People who has experience in both mediums can declare "I prefer digital" all you want, but please don't rob that same ability to choose from the next generation.

I want my -- now in third-grade -- daughter to be able to choose film when she is 18 years old if she wanted to. But if people keep saying "you can choose whatever" but at the same time sneer at any attempt to raise awareness on the medium that you don't prefer, most likely she won't have that choice in the future.

+1.
Excellent written!!!!!

Will, thank you very much for this very well thought text!

Cheers, Jan
 
Sure, but the majority of film cameras floating around are P&S and low cost SLRs.

Clearly not spending much time on eBay or ShopGoodWill auction.

I doubt that you can go on eBay/Shopgoodwill at any time and not find at least one or more High End SLR, Rangefinder, Medium Format,... and the list goes on. I sell film camera's on eBay. Prices (demand) are rising for the upper end SLR, MF and particularly Large Format.
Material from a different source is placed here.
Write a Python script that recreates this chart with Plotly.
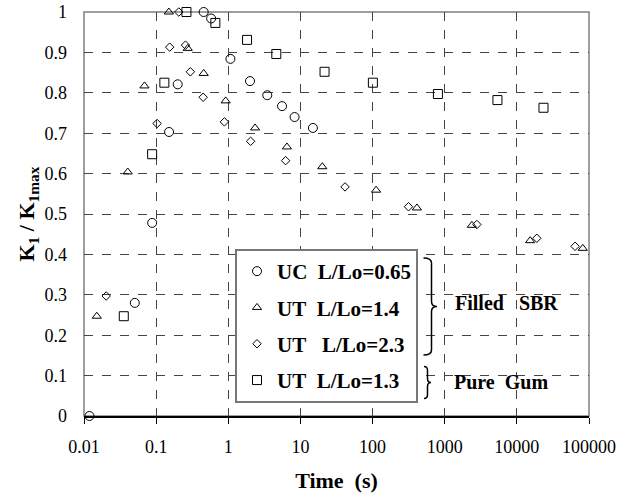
import plotly.graph_objects as go

# ---- data ----
uc065_t = [0.0119, 0.0506, 0.088, 0.151, 0.199, 0.456, 0.578, 1.07, 2.0, 3.47, 5.56, 8.3, 14.9]
uc065_k = [0.0, 0.280, 0.478, 0.703, 0.821, 1.0, 0.984, 0.884, 0.829, 0.794, 0.767, 0.740, 0.713]

ut14_t = [0.01504, 0.0404, 0.0689, 0.150, 0.274, 0.456, 0.92, 2.35, 6.5, 20.1, 112, 412, 2380, 15270, 82000]
ut14_k = [0.247, 0.604, 0.817, 1.0, 0.910, 0.848, 0.780, 0.713, 0.666, 0.617, 0.559, 0.515, 0.472, 0.434, 0.415]

ut23_t = [0.0203, 0.103, 0.154, 0.206, 0.255, 0.298, 0.448, 0.883, 2.04, 6.24, 41.5, 315, 2790, 18900, 64100]
ut23_k = [0.297, 0.724, 0.913, 1.0, 0.918, 0.852, 0.789, 0.728, 0.680, 0.632, 0.567, 0.518, 0.474, 0.440, 0.420]

ut13_t = [0.0356, 0.088, 0.130, 0.263, 0.662, 1.82, 4.63, 21.6, 101, 805, 5380, 23400]
ut13_k = [0.247, 0.648, 0.825, 1.0, 0.973, 0.931, 0.896, 0.852, 0.825, 0.797, 0.782, 0.763]

x_tickvals = [0.01, 0.1, 1, 10, 100, 1000, 10000, 100000]
x_ticktext = ["0.01", "0.1", "1", "10", "100", "1000", "10000", "100000"]

series_names = ["UC\u00a0\u00a0L/Lo=0.65", "UT\u00a0\u00a0L/Lo=1.4",
                "UT\u00a0\u00a0\u00a0L/Lo=2.3", "UT\u00a0\u00a0L/Lo=1.3"]

FONT = "Liberation Serif, Times New Roman, DejaVu Serif, serif"
W, H = 635, 494
ML, MR, MT, MB = 84, 46, 12, 78
PW, PH = W - ML - MR, H - MT - MB


def px2paper(x, y):
    return (x - ML) / PW, (MT + PH - y) / PH


fig = go.Figure()
specs = [
    (uc065_t, uc065_k, "circle-open", 9),
    (ut14_t, ut14_k, "triangle-up-open", 8),
    (ut23_t, ut23_k, "diamond-open", 6.5),
    (ut13_t, ut13_k, "square-open", 9),
]
for i, ((xs, ys, sym, sz), name) in enumerate(zip(specs, series_names)):
    fig.add_trace(go.Scatter(
        x=xs, y=ys, mode="markers", name=name, legendgroup=str(i),
        marker=dict(symbol=sym, size=sz, color="black", line=dict(color="black", width=1)),
        cliponaxis=False,
    ))

# braces
def brace(xl, xm, xt, ytop, ybot, r=5):
    ymid = (ytop + ybot) / 2
    pts = [
        ("M", [(xl, ytop)]),
        ("Q", [(xm, ytop), (xm, ytop + r)]),
        ("L", [(xm, ymid - r)]),
        ("Q", [(xm, ymid), (xt, ymid)]),
        ("Q", [(xm, ymid), (xm, ymid + r)]),
        ("L", [(xm, ybot - r)]),
        ("Q", [(xm, ybot), (xl, ybot)]),
    ]
    s = ""
    for cmd, ps in pts:
        s += cmd + " ".join("%.5f,%.5f" % px2paper(px, py) for px, py in ps) + " "
    return s.strip()

shapes = [
    dict(type="rect", xref="paper", yref="paper", x0=0, x1=1, y0=0, y1=1,
         line=dict(color="#808080", width=1.5), fillcolor="rgba(0,0,0,0)", layer="between"),
    dict(type="path", xref="paper", yref="paper", path=brace(423.5, 431.5, 437, 258, 355),
         line=dict(color="black", width=1.5)),
    dict(type="path", xref="paper", yref="paper", path=brace(424, 427.5, 431, 366.5, 398.5, r=4),
         line=dict(color="black", width=1.5)),
]

ax1, ay1 = px2paper(453, 303)
ax2, ay2 = px2paper(452, 382)
annotations = [
    dict(xref="paper", yref="paper", x=ax1, y=ay1, xanchor="left", yanchor="middle",
         text="<b>Filled\u00a0\u00a0\u00a0SBR</b>", showarrow=False,
         font=dict(family=FONT, size=20, color="black")),
    dict(xref="paper", yref="paper", x=ax2, y=ay2, xanchor="left", yanchor="middle",
         text="<b>Pure\u00a0\u00a0Gum</b>", showarrow=False,
         font=dict(family=FONT, size=20, color="black")),
]

lx, ly = px2paper(235, 249)

fig.update_layout(
    width=W, height=H,
    margin=dict(l=ML, r=MR, t=MT, b=MB, pad=0, autoexpand=False),
    paper_bgcolor="white", plot_bgcolor="white",
    font=dict(family=FONT, size=18, color="black"),
    showlegend=True,
    legend=dict(x=lx, y=ly, xanchor="left", yanchor="top",
                bgcolor="white", bordercolor="#777777", borderwidth=2,
                font=dict(family=FONT, size=21, color="black", weight="bold"),
                tracegroupgap=6, traceorder="grouped"),
    shapes=shapes,
    annotations=annotations,
    xaxis=dict(type="log", range=[-2, 5], tickvals=x_tickvals, ticktext=x_ticktext,
               showline=True, linecolor="black", linewidth=1.5, automargin=False,
               ticks="outside", ticklen=6, tickcolor="black", tickwidth=1,
               showgrid=True, gridcolor="#444444", gridwidth=1, griddash="dash",
               zeroline=False, ticklabelstandoff=8,
               tickfont=dict(family=FONT, size=18, color="black"),
               title=dict(text="<b>Time\u00a0\u00a0(s)</b>", standoff=16,
                          font=dict(family=FONT, size=22, color="black"))),
    yaxis=dict(range=[0, 1], dtick=0.1, tick0=0, automargin=False,
               showline=False, ticks="", showgrid=True, gridcolor="#444444", gridwidth=1,
               griddash="dash", zeroline=False, ticklabelstandoff=16,
               tickfont=dict(family=FONT, size=18, color="black"),
               title=dict(text="<b>K<sub>1</sub> / K<sub>1max</sub></b>", standoff=3,
                          font=dict(family=FONT, size=22, color="black"))),
    yaxis2=dict(range=[0, 1], dtick=0.1, tick0=0, overlaying="y", anchor="free",
                position=2 / 7, side="left", showline=True, linecolor="black", linewidth=1.5,
                ticks="outside", ticklen=7, tickcolor="black", showticklabels=False,
                showgrid=False, zeroline=False, automargin=False),
)

fig.write_html("out.html")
There are plenty of SLR's available there that can do multiple exposure.

And, very little of what you see there is junk, and a goodly portion can be fed a battery and a roll of appropriate film and go to work.
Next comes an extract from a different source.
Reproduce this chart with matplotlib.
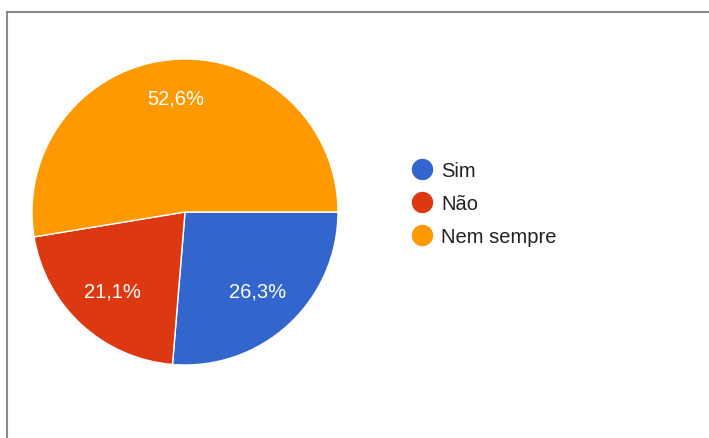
import matplotlib
matplotlib.use("Agg")
import matplotlib.pyplot as plt
from matplotlib.lines import Line2D
import numpy as np

labels = ["Sim", "Não", "Nem sempre"]
values = [26.3, 21.1, 52.6]
pct_labels = ["26,3%", "21,1%", "52,6%"]
colors = ["#3366CC", "#DC3912", "#FF9900"]

plt.rcParams['font.family'] = ['Liberation Sans', 'DejaVu Sans']

W, H = 709, 439
fig = plt.figure(figsize=(W / 100, H / 100), dpi=100)
fig.patch.set_facecolor("white")

cx, cy, r = 185, 213, 153
ax = fig.add_axes([(cx - r) / W, (H - cy - r) / H, 2 * r / W, 2 * r / H])
wedges, _ = ax.pie(values, colors=colors, startangle=0, counterclock=False,
                   wedgeprops=dict(edgecolor="white", linewidth=1.0))
ax.set_xlim(-1, 1)
ax.set_ylim(-1, 1)
ax.set_aspect("equal")
ax.axis("off")
for w in wedges:
    w.set_clip_on(False)

# percentage labels
dists = [0.70, 0.70, 0.75]
for w, txt, d in zip(wedges, pct_labels, dists):
    ang = np.deg2rad((w.theta1 + w.theta2) / 2)
    ax.text(d * np.cos(ang), d * np.sin(ang), txt, ha="center", va="center",
            color="white", fontsize=14.5)

# frame lines (top and left)
fig.add_artist(Line2D([6.5 / W, 1.0], [1 - 12.5 / H, 1 - 12.5 / H],
                      transform=fig.transFigure, color="#8a8a8a", linewidth=1.5))
fig.add_artist(Line2D([6.5 / W, 6.5 / W], [0, 1 - 12.5 / H],
                      transform=fig.transFigure, color="#8a8a8a", linewidth=1.5))

handles = [Line2D([], [], marker="o", linestyle="none", markersize=14.4,
                  markerfacecolor=c, markeredgecolor=c) for c in colors]
leg = fig.legend(handles, labels, loc="upper left",
                 bbox_to_anchor=(412 / W, 1 - 162 / H), frameon=False,
                 fontsize=14.5, handletextpad=0.45, labelspacing=0.7,
                 handlelength=1.0, borderpad=0, borderaxespad=0)
for t in leg.get_texts():
    t.set_color("#222222")

fig.savefig("out.png", dpi=100, facecolor="white")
And if you don't want to spend a lot of money, you can find almost every model and manufacture of yesteryears program, auto or manual focus, or pure analog, many of which will do double exposure.

Per the "young people trying film" nature of this thread:

I donate about 10 - 12 good working film camera/lens combinations per year to our local community college film camera class. SRO class every quarter filled with young people. They even get quite a few people fed up with digital, never shot film before, and want to try it out.

Examples of cameras sought for these classes... Pentax K1000, Canon AE-1, Minolta SRT x... and so forth, primarily manual focus, manual exposure, perhaps with early simple aperture priority program.